#### What to do
Reproduce exactly the run of lines from the one containing "Write a LaTeX" through the one containing "(aCapt) at (8,462)". Pictures do not belong in the copy.
--------
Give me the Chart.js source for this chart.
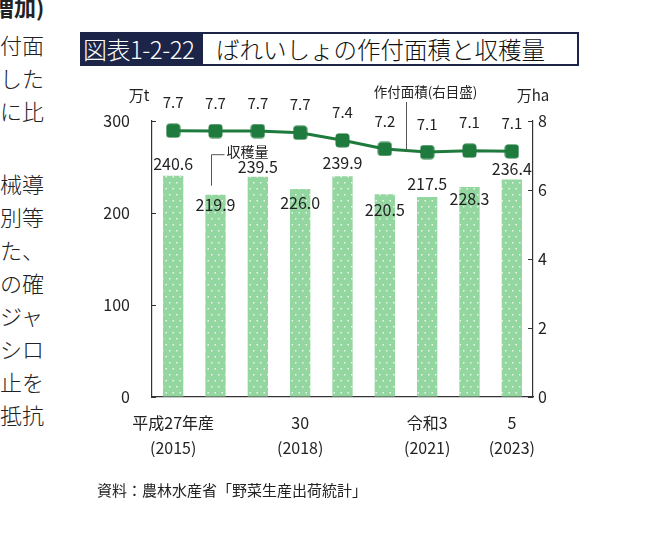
<!DOCTYPE html>
<html>
<head>
<meta charset="utf-8">
<script src="https://cdn.jsdelivr.net/npm/chart.js@4.4.1/dist/chart.umd.min.js"></script>
<style>
  body { margin: 0; background: #fff; font-family: 'Noto Sans CJK JP', sans-serif; color: #222; }
  #page { position: relative; width: 653px; height: 544px; overflow: hidden; }
  #wrap { position: absolute; left: 0; top: 0; width: 653px; height: 544px; }
  .side { position: absolute; left: 0; font-size: 22px; line-height: 22px; color: #222; font-weight: 300; }
  #title { position: absolute; left: 80px; top: 32px; width: 495px; height: 30px; border: 2px solid #1c2448; background: #fff; }
  #title .num { position: absolute; left: 0; top: 0; width: 121px; height: 30px; background: #1c2448; color: #fff; font-size: 24px; line-height: 30px; padding-left: 1px; box-sizing: border-box; font-weight: 300; letter-spacing: -0.5px; }
  #title .txt { position: absolute; left: 134px; top: 0; font-size: 23.5px; line-height: 30px; color: #111; font-weight: 300; }
  #source { position: absolute; left: 97px; top: 479px; font-size: 15px; color: #222; }
</style>
</head>
<body>
<div id="page">
  <div class="side" style="top:-5px;left:-8px;font-weight:700;">増加)</div>
  <div class="side" style="top:33px;">付面</div>
  <div class="side" style="top:66px;">した</div>
  <div class="side" style="top:99px;">に比</div>
  <div class="side" style="top:172px;">械導</div>
  <div class="side" style="top:205px;">別等</div>
  <div class="side" style="top:238px;">た、</div>
  <div class="side" style="top:271px;">の確</div>
  <div class="side" style="top:304px;">ジャ</div>
  <div class="side" style="top:337px;">シロ</div>
  <div class="side" style="top:370px;">止を</div>
  <div class="side" style="top:403px;">抵抗</div>

  <div id="title"><span class="num">図表1-2-22</span><span class="txt">ばれいしょの作付面積と収穫量</span></div>

  <div id="wrap"><canvas id="mycanvas"></canvas></div>

  <div id="source">資料：農林水産省「野菜生産出荷統計」</div>
</div>

<script>
// data
var years = ['2015', '2016', '2017', '2018', '2019', '2020', '2021', '2022', '2023'];
var tickLabels = [['平成27年産', '(2015)'], '', '', ['30', '(2018)'], '', '', ['令和3', '(2021)'], '', ['5', '(2023)']];
var harvest = [240.6, 219.9, 239.5, 226.0, 239.9, 220.5, 217.5, 228.3, 236.4]; // 万t
var area = [7.72, 7.71, 7.71, 7.66, 7.44, 7.19, 7.10, 7.14, 7.12];           // 万ha

// label nudges (px), alternating up / down like the original
var barLabelShift = [-12, 10, -10, 14, -13, 16, -13, 12, -11];

Chart.defaults.font.family = "'Noto Sans CJK JP', sans-serif";
Chart.defaults.color = '#222';

// dotted bar fill
var tile = document.createElement('canvas');
tile.width = 7; tile.height = 12;
var tc = tile.getContext('2d');
tc.fillStyle = '#93d6a0';
tc.fillRect(0, 0, 7, 12);
tc.fillStyle = 'rgba(255,255,255,0.8)';
tc.fillRect(1, 2, 1.5, 1.5);
tc.fillRect(4.5, 8, 1.5, 1.5);
var dots = document.createElement('canvas').getContext('2d').createPattern(tile, 'repeat');

// rounded square marker
var marker = document.createElement('canvas');
marker.width = 15; marker.height = 15;
var mc = marker.getContext('2d');
mc.fillStyle = '#1f7a3d';
mc.beginPath();
mc.roundRect(0.5, 0.5, 14, 14, 3.5);
mc.fill();

var extras = {
  id: 'extras',
  afterDatasetsDraw: function(chart) {
    var ctx = chart.ctx;
    var ca = chart.chartArea;
    var pts = chart.getDatasetMeta(0).data;
    var bars = chart.getDatasetMeta(1).data;
    ctx.save();
    ctx.fillStyle = '#222';
    ctx.textAlign = 'center';
    ctx.textBaseline = 'middle';

    // bar values
    ctx.font = "16px 'Noto Sans CJK JP'";
    bars.forEach(function(b, i) {
      ctx.fillText(harvest[i].toFixed(1), b.x, b.y + barLabelShift[i]);
    });
    // line values
    ctx.font = "15px 'Noto Sans CJK JP'";
    pts.forEach(function(p, i) {
      ctx.fillText(area[i].toFixed(1), p.x, p.y - 28);
    });

    // inward ticks
    ctx.strokeStyle = '#333';
    ctx.lineWidth = 1;
    var y = chart.scales.y, y1 = chart.scales.y1;
    y.ticks.forEach(function(t) {
      var py = Math.round(y.getPixelForValue(t.value)) + 0.5;
      ctx.beginPath(); ctx.moveTo(ca.left, py); ctx.lineTo(ca.left + 4, py); ctx.stroke();
    });
    y1.ticks.forEach(function(t) {
      var py = Math.round(y1.getPixelForValue(t.value)) + 0.5;
      ctx.beginPath(); ctx.moveTo(ca.right - 5, py); ctx.lineTo(ca.right, py); ctx.stroke();
    });

    // callouts
    ctx.strokeStyle = '#555';
    var b2 = bars[1];
    var lx = Math.round(b2.x - 5) + 0.5;
    ctx.beginPath();
    ctx.moveTo(lx, b2.y - 9);
    ctx.lineTo(lx, b2.y - 40);
    ctx.lineTo(lx + 13, b2.y - 40);
    ctx.stroke();
    ctx.font = "14px 'Noto Sans CJK JP'";
    ctx.textAlign = 'left';
    ctx.fillText('収穫量', lx + 15, b2.y - 43);

    var mx = Math.round((pts[5].x + pts[6].x) / 2) + 0.5;
    ctx.beginPath();
    ctx.moveTo(mx, (pts[5].y + pts[6].y) / 2);
    ctx.lineTo(mx, ca.top - 19);
    ctx.stroke();
    ctx.textAlign = 'center';
    ctx.font = "13.5px 'Noto Sans CJK JP'";
    ctx.fillText('作付面積(右目盛)', mx + 19, ca.top - 29);

    // units
    ctx.font = "15px 'Noto Sans CJK JP'";
    ctx.fillText('万t', ca.left - 13, ca.top - 26);
    ctx.fillText('万ha', ca.right + 0, ca.top - 26);
    ctx.restore();
  }
};

var ctx = document.getElementById('mycanvas');
new Chart(ctx, {
  data: {
    labels: years,
    datasets: [
      {
        type: 'line',
        label: '作付面積',
        data: area,
        yAxisID: 'y1',
        borderColor: '#1f7a3d',
        borderWidth: 3,
        pointStyle: marker,
        pointRadius: 7,
        tension: 0,
        order: 0
      },
      {
        type: 'bar',
        label: '収穫量',
        data: harvest,
        yAxisID: 'y',
        backgroundColor: dots,
        barPercentage: 0.48,
        categoryPercentage: 1,
        order: 1
      }
    ]
  },
  options: {
    responsive: true,
    maintainAspectRatio: false,
    animation: false,
    layout: { padding: { left: 92, right: 80, top: 121, bottom: 87 } },
    plugins: { legend: { display: false }, tooltip: { enabled: false } },
    scales: {
      x: {
        grid: { drawOnChartArea: false, drawTicks: false },
        border: { color: '#333', width: 1.2 },
        ticks: {
          autoSkip: false, maxRotation: 0, padding: 13,
          font: { size: 16, lineHeight: 1.6 },
          callback: function(v, i) { return tickLabels[i]; }
        },
        afterFit: function(s) { s.height = 60; }
      },
      y: {
        position: 'left', min: 0, max: 300,
        grid: { drawOnChartArea: false, drawTicks: false },
        border: { color: '#333', width: 1.2 },
        ticks: { stepSize: 100, padding: 22, font: { size: 16 } },
        afterFit: function(s) { s.width = 60; }
      },
      y1: {
        position: 'right', min: 0, max: 8,
        grid: { drawOnChartArea: false, drawTicks: false },
        border: { color: '#333', width: 1.2 },
        ticks: { stepSize: 2, padding: 5, font: { size: 16 } },
        afterFit: function(s) { s.width = 40; }
      }
    }
  },
  plugins: [extras]
});
</script>
</body>
</html>
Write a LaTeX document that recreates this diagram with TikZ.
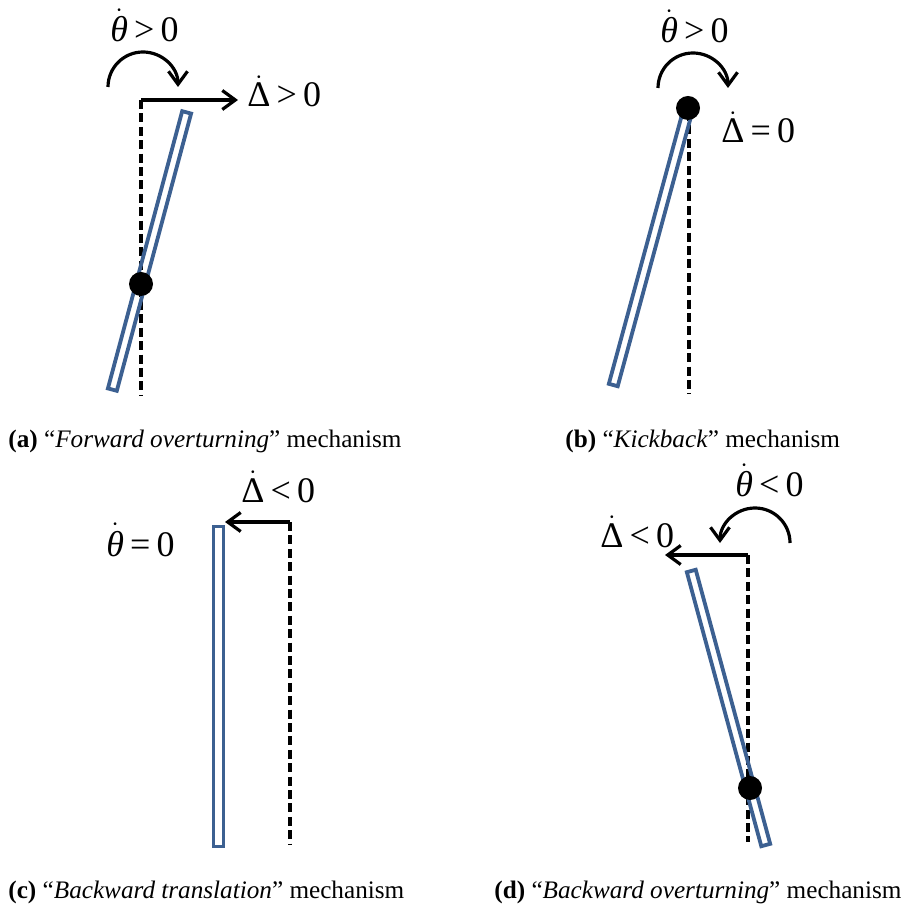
\documentclass[tikz,border=0pt]{standalone}
\usepackage{fontspec}
\setmainfont{Liberation Serif}
\usetikzlibrary{arrows.meta}

\definecolor{barblue}{RGB}{60,96,145}
\newcommand{\rate}[2]{\ensuremath{\dot{\hbox{#1}}}\hspace{0.17em}#2\hspace{0.17em}0}

\begin{document}
\begin{tikzpicture}[
x=0.5pt, y=0.5pt,
wall/.style={rectangle, draw=barblue, line width=1.9pt, inner sep=0pt, minimum width=4.6pt},
pin/.style={circle, fill=black, inner sep=0pt, minimum size=12pt},
plumb/.style={line width=1.6pt, dash pattern=on 4.5pt off 2.2pt},
arrow/.style={-{Straight Barb[length=6.5pt, width=9.5pt, line width=1.6pt]}, line width=1.6pt},
lbl/.style={inner sep=0pt, anchor=base west, font=\fontsize{18}{21}\selectfont},
capt/.style={inner sep=0pt, anchor=base west, font=\fontsize{12.6}{15}\selectfont}
]
\useasboundingbox (0,0) rectangle (913,910);

% (a) forward overturning
\coordinate (aTop) at (141,810);
\coordinate (aBot) at (141,515);
\coordinate (aTip) at (238,810);
\coordinate (aTurn) at (108,823);
\draw[plumb] (aTop) -- (aBot);
\node[wall, rotate=-15, minimum height=143.5pt] (aWall) at (149.5,659) {};
\node[pin] (aPin) at (141,626) {};
\draw[arrow] (aTop) -- (aTip);
\draw[arrow] (aTurn) arc[start angle=180, end angle=0, radius=35];
\node[lbl] (aRot) at (110,868) {\rate{\itshape θ}{>}};
\node[lbl] (aDisp) at (247,803) {\rate{Δ}{>}};
\node[capt] (aCapt) at (8,462) {\textbf{(a)} “\textit{Forward overturning}” mechanism};

% (b) kickback
\coordinate (bTop) at (689,798);
\coordinate (bBot) at (689,516);
\coordinate (bTurn) at (658,822);
\draw[plumb] (bTop) -- (bBot);
\node[wall, rotate=-15.2, minimum height=142pt] (bWall) at (650.5,662) {};
\node[pin] (bPin) at (688,802) {};
\draw[arrow] (bTurn) arc[start angle=180, end angle=0, radius=35];
\node[lbl] (bRot) at (660,867) {\rate{\itshape θ}{>}};
\node[lbl] (bDisp) at (721,767) {\rate{Δ}{=}};
\node[capt] (bCapt) at (565,462) {\textbf{(b)} “\textit{Kickback}” mechanism};

% (c) backward translation
\coordinate (cTop) at (290,388);
\coordinate (cBot) at (290,65);
\coordinate (cTip) at (225,388);
\draw[plumb] (cTop) -- (cBot);
\node[wall, minimum width=5pt, minimum height=160pt] (cWall) at (218.5,223.5) {};
\draw[arrow] (cTop) -- (cTip);
\node[lbl] (cDisp) at (241,408) {\rate{Δ}{<}};
\node[lbl] (cRot) at (106,354) {\rate{\itshape θ}{=}};
\node[capt] (cCapt) at (8,12) {\textbf{(c)} “\textit{Backward translation}” mechanism};

% (d) backward overturning
\coordinate (dTop) at (748,355);
\coordinate (dBot) at (748,68);
\coordinate (dTip) at (665,355);
\coordinate (dTurn) at (790,367);
\draw[plumb] (dTop) -- (dBot);
\node[wall, rotate=15.2, minimum height=142pt] (dWall) at (728.5,202) {};
\node[pin] (dPin) at (750,122) {};
\draw[arrow] (dTop) -- (dTip);
\draw[arrow] (dTurn) arc[start angle=0, end angle=180, radius=35];
\node[lbl] (dDisp) at (600,363) {\rate{Δ}{<}};
\node[lbl] (dRot) at (735,413) {\rate{\itshape θ}{<}};
\node[capt] (dCapt) at (494,12) {\textbf{(d)} “\textit{Backward overturning}” mechanism};

\end{tikzpicture}
\end{document}
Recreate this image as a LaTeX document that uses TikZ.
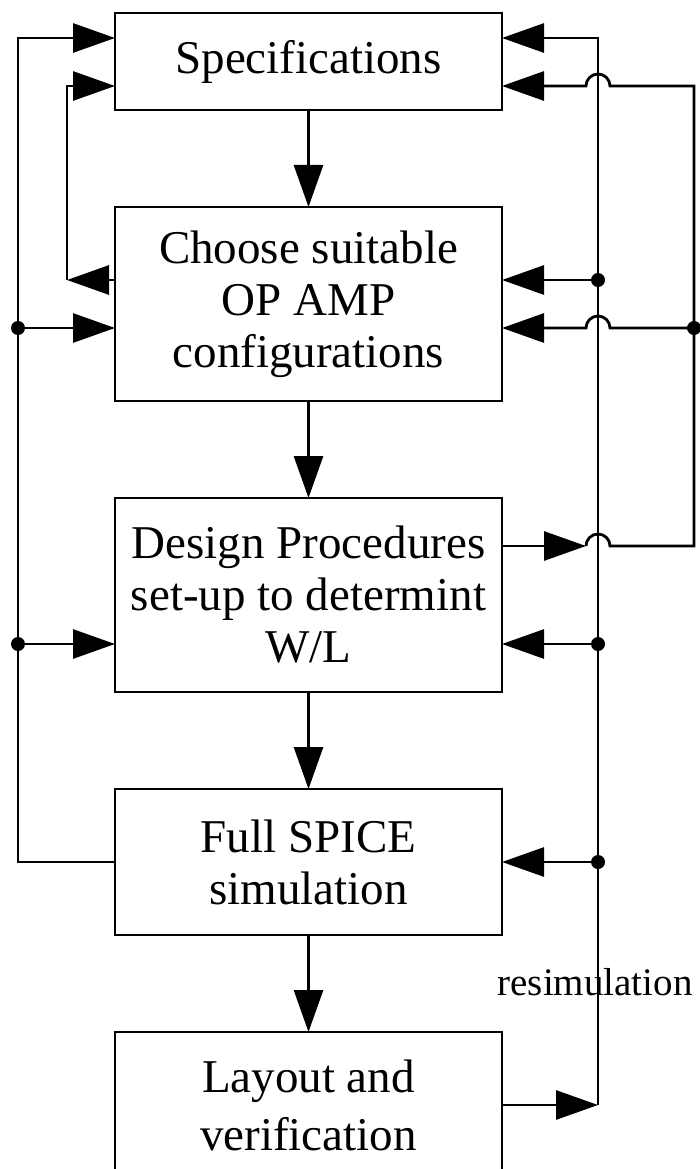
\documentclass[tikz,border=0pt]{standalone}
\usepackage{fontspec}
\setmainfont{Liberation Serif}
\usetikzlibrary{arrows.meta,calc}

\begin{document}
\begin{tikzpicture}[x=1pt, y=-1pt, line width=2.8pt,
  stage/.style={draw, minimum width=387pt, inner sep=4pt, outer sep=0pt,
                align=center, font=\fontsize{47pt}{52pt}\selectfont},
  flow/.style={-{Triangle[length=42pt, width=29pt]}},
  note/.style={font=\fontsize{39pt}{44pt}\selectfont, anchor=base},
]
\useasboundingbox (0,0) rectangle (699,1169);

% stages
\node[stage, minimum height=97pt]  (spec)   at (308.5,61.5) {Specifications};
\node[stage, minimum height=194pt] (choose) at (308.5,304)  {Choose suitable\\OP AMP\\configurations};
\node[stage, minimum height=194pt] (design) at (308.5,595)  {Design Procedures\\set-up to determint\\W/L};
\node[stage, minimum height=146pt] (spice)  at (308.5,862)  {Full SPICE\\simulation};
\node[stage, minimum height=146pt] (layout) at (308.5,1105) {Layout and\\[6pt]verification};
\foreach \a/\b in {spec/choose, choose/design, design/spice, spice/layout}
  \draw[flow] (\a.south) -- (\b.north);

% left rails
\coordinate (lo top) at (18,38);
\coordinate (li top) at (67,86);
\coordinate (li bot) at (67,280);
\draw[flow] (spice.west) -| (lo top) -- (lo top -| spec.west);
\foreach \j/\n/\y in {a/choose/328, b/design/644} {
  \coordinate (lo \j) at (18,\y);
  \draw[flow] (lo \j) -- (lo \j -| \n.west);
  \fill (lo \j) circle (7pt);
}
\draw[flow] (choose.west |- li bot) -- (li bot);
\draw[flow] (li bot) -- (li top) -- (li top -| spec.west);

% right rail (resimulation)
\coordinate (ri top) at (598,38);
\coordinate (ri bot) at (598,1105);
\draw[flow] (layout.east) -- (ri bot);
\draw[flow] (ri bot) -- (ri top) -- (ri top -| spec.east);
\foreach \j/\n/\y in {a/choose/280, b/design/644, c/spice/862} {
  \coordinate (ri \j) at (598,\y);
  \draw[flow] (ri \j) -- (ri \j -| \n.east);
  \fill (ri \j) circle (7pt);
}
\node[note] (resim) at (595,995) {resimulation};

% outer loop, hops over the right rail
\coordinate (ro top) at (694,86);
\coordinate (ro mid) at (694,328);
\coordinate (ro bot) at (694,546);
\draw[flow] (design.east |- ro bot) -- ($(ri top |- ro bot)+(-12,0)$);
\draw[flow] ($(ri top |- ro bot)+(-12,0)$) arc[start angle=180, end angle=0, radius=12pt]
  -- (ro bot) -- (ro top) -- ($(ri top |- ro top)+(12,0)$)
  arc[start angle=0, end angle=180, radius=12pt] -- (ro top -| spec.east);
\draw[flow] (ro mid) -- ($(ri top |- ro mid)+(12,0)$)
  arc[start angle=0, end angle=180, radius=12pt] -- (ro mid -| choose.east);
\fill (ro mid) circle (7pt);
\end{tikzpicture}
\end{document}
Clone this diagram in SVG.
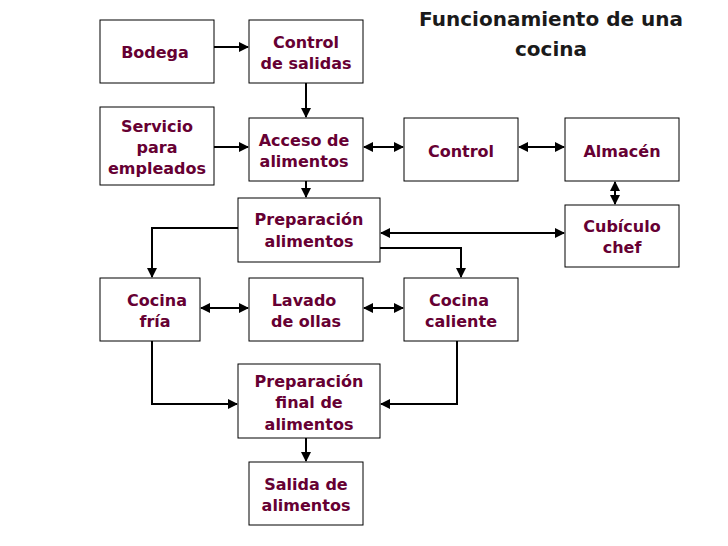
--------
#### Answer for the task
Write a LaTeX document that recreates this diagram with TikZ.
\documentclass[tikz,border=0pt]{standalone}
\usepackage{fontspec}
\setmainfont{Liberation Serif}
\usetikzlibrary{arrows.meta}

\definecolor{barblue}{RGB}{60,96,145}
\newcommand{\rate}[2]{\ensuremath{\dot{\hbox{#1}}}\hspace{0.17em}#2\hspace{0.17em}0}

\begin{document}
\begin{tikzpicture}[
x=0.5pt, y=0.5pt,
wall/.style={rectangle, draw=barblue, line width=1.9pt, inner sep=0pt, minimum width=4.6pt},
pin/.style={circle, fill=black, inner sep=0pt, minimum size=12pt},
plumb/.style={line width=1.6pt, dash pattern=on 4.5pt off 2.2pt},
arrow/.style={-{Straight Barb[length=6.5pt, width=9.5pt, line width=1.6pt]}, line width=1.6pt},
lbl/.style={inner sep=0pt, anchor=base west, font=\fontsize{18}{21}\selectfont},
capt/.style={inner sep=0pt, anchor=base west, font=\fontsize{12.6}{15}\selectfont}
]
\useasboundingbox (0,0) rectangle (913,910);

% (a) forward overturning
\coordinate (aTop) at (141,810);
\coordinate (aBot) at (141,515);
\coordinate (aTip) at (238,810);
\coordinate (aTurn) at (108,823);
\draw[plumb] (aTop) -- (aBot);
\node[wall, rotate=-15, minimum height=143.5pt] (aWall) at (149.5,659) {};
\node[pin] (aPin) at (141,626) {};
\draw[arrow] (aTop) -- (aTip);
\draw[arrow] (aTurn) arc[start angle=180, end angle=0, radius=35];
\node[lbl] (aRot) at (110,868) {\rate{\itshape θ}{>}};
\node[lbl] (aDisp) at (247,803) {\rate{Δ}{>}};
\node[capt] (aCapt) at (8,462) {\textbf{(a)} “\textit{Forward overturning}” mechanism};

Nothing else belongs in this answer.